There are free 2 PM concerts there and we were lucky enough to catch the Kris Tokarski Trio which plays traditional NOLA jazz.  It was so enjoyable that my cheeks ached from smiling during the one hour performance.  A brief video can be seen on my Twitter feed here

There is also a special exhibit honoring the great Louis Armstrong, such an innovator and symbol of the city itself.  One can see the white piano of Fats Domino there as well.  Together, the concert and the exhibits make for a very moving history and keeping this going represents such a small expense, one that is apparently slated for elimination in the new US budget.  How we can abandon our very culture in favor of buying a few more bullets is dismaying.

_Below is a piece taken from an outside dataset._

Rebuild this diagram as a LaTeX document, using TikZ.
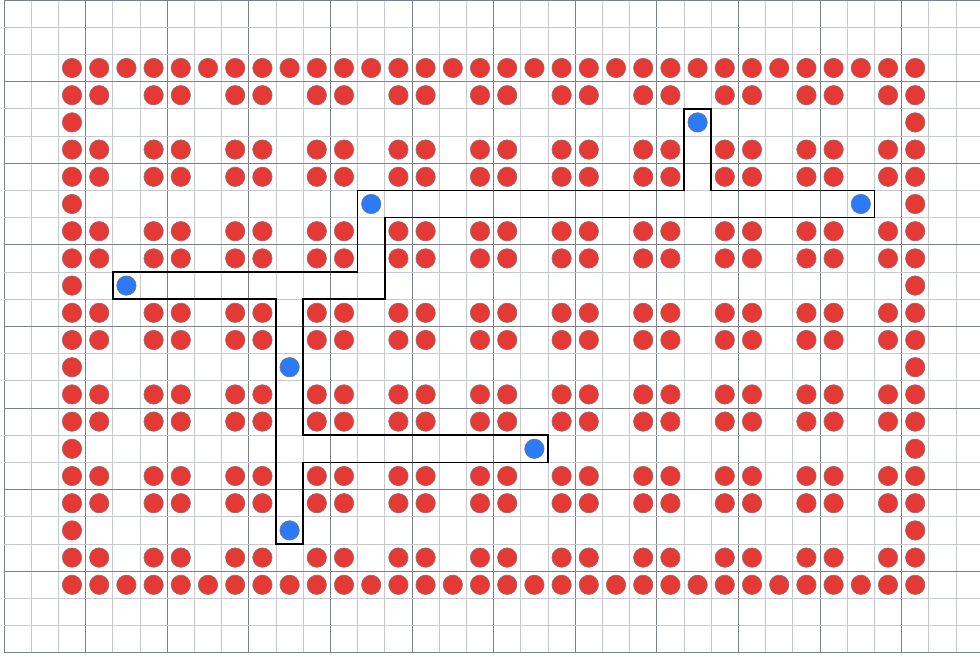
\documentclass[tikz,border=0pt]{standalone}
\begin{document}
\begin{tikzpicture}[x={(27.2pt,0pt)},y={(0pt,-27.2pt)},
  minorline/.style={draw={rgb,255:red,198;green,202;blue,207},line width=0.9pt},
  majorline/.style={draw={rgb,255:red,125;green,130;blue,137},line width=0.9pt},
  reddot/.style={circle,inner sep=0pt,minimum size=19.4pt,fill={rgb,255:red,229;green,57;blue,53},draw={rgb,255:red,150;green,110;blue,110},line width=0.6pt},
  bluedot/.style={circle,inner sep=0pt,minimum size=19.4pt,fill={rgb,255:red,44;green,122;blue,246},draw={rgb,255:red,110;green,120;blue,140},line width=0.6pt},
  route/.style={draw=black,line width=1.5pt,line join=miter}]
\useasboundingbox[fill=white] (-0.147,0) rectangle (35.882,24.154);
% grid
\foreach \k in {0,...,35}{
  \pgfmathtruncatemacro\m{mod(\k,3)}
  \ifnum\m=0 \draw[majorline] (\k,0) -- (\k,24);\else \draw[minorline] (\k,0) -- (\k,24);\fi
}
\foreach \k in {0,...,24}{
  \pgfmathtruncatemacro\m{mod(\k,3)}
  \ifnum\m=0 \draw[majorline] (0,\k) -- (35.882,\k);\else \draw[minorline] (0,\k) -- (35.882,\k);\fi
}
% red dots
\foreach \j in {0,...,19}{
  \foreach \i in {0,...,31}{
    \pgfmathtruncatemacro\show{((\j==0)||(\j==19)||(\i==0)||(\i==31)||((mod(\i,3)!=2)&&(mod(\j,3)!=2))) ? 1 : 0}
    \ifnum\show=1 \node[reddot] (r-\i-\j) at (\i+2.5,\j+2.5) {};\fi
  }
}
% route outline
\draw[route] (25,4) -- (26,4) -- (26,7) -- (32,7) -- (32,8) -- (14,8) -- (14,11) -- (11,11) -- (11,16) -- (20,16) -- (20,17) -- (11,17) -- (11,20) -- (10,20) -- (10,11) -- (4,11) -- (4,10) -- (13,10) -- (13,7) -- (25,7) -- cycle;
% blue dots
\node[bluedot] (b1) at (25.5,4.5) {};
\node[bluedot] (b2) at (13.5,7.5) {};
\node[bluedot] (b3) at (31.5,7.5) {};
\node[bluedot] (b4) at (4.5,10.5) {};
\node[bluedot] (b5) at (10.5,13.5) {};
\node[bluedot] (b6) at (19.5,16.5) {};
\node[bluedot] (b7) at (10.5,19.5) {};
\end{tikzpicture}
\end{document}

That final night we saved the best for last, dining in a very innovative space, Restaurant Rebirth, housed in an old warehouse is now a farm to table restaurant with an unusual and creative menu.  The photograph of the shrimp-stuffed-with-eggplant appetizer speaks for itself!

Our hotel was across the street from what we came to call the “shop around the corner,” in this case a Watch and Clock Shop.  Every time we returned to the hotel its lamppost, clock and eagle grabbed our attention and so we finally decided to take a closer look.  I was curious how it still survived in this age of electronic everything and the answer is simple: old fashioned friendliness, service, and craftsmanship.  There we found a very reasonably priced pocket watch, one Ann can wear at the end of a necklace, so she can abandon her wrist watch and look stylish as well.  This has mechanical elements and one has to wind up the watch.  How many remember doing that in this age?  I also enjoyed their cat who they call Venus, as she’s like a fly trap, enticing you to pat her belly and then grabbing your arm by all fours.  I respectfully said hello to the kitty from a distance.


Early the next morning we were on our way home. What a great city to visit for a few days and to take in a culture unlike any other.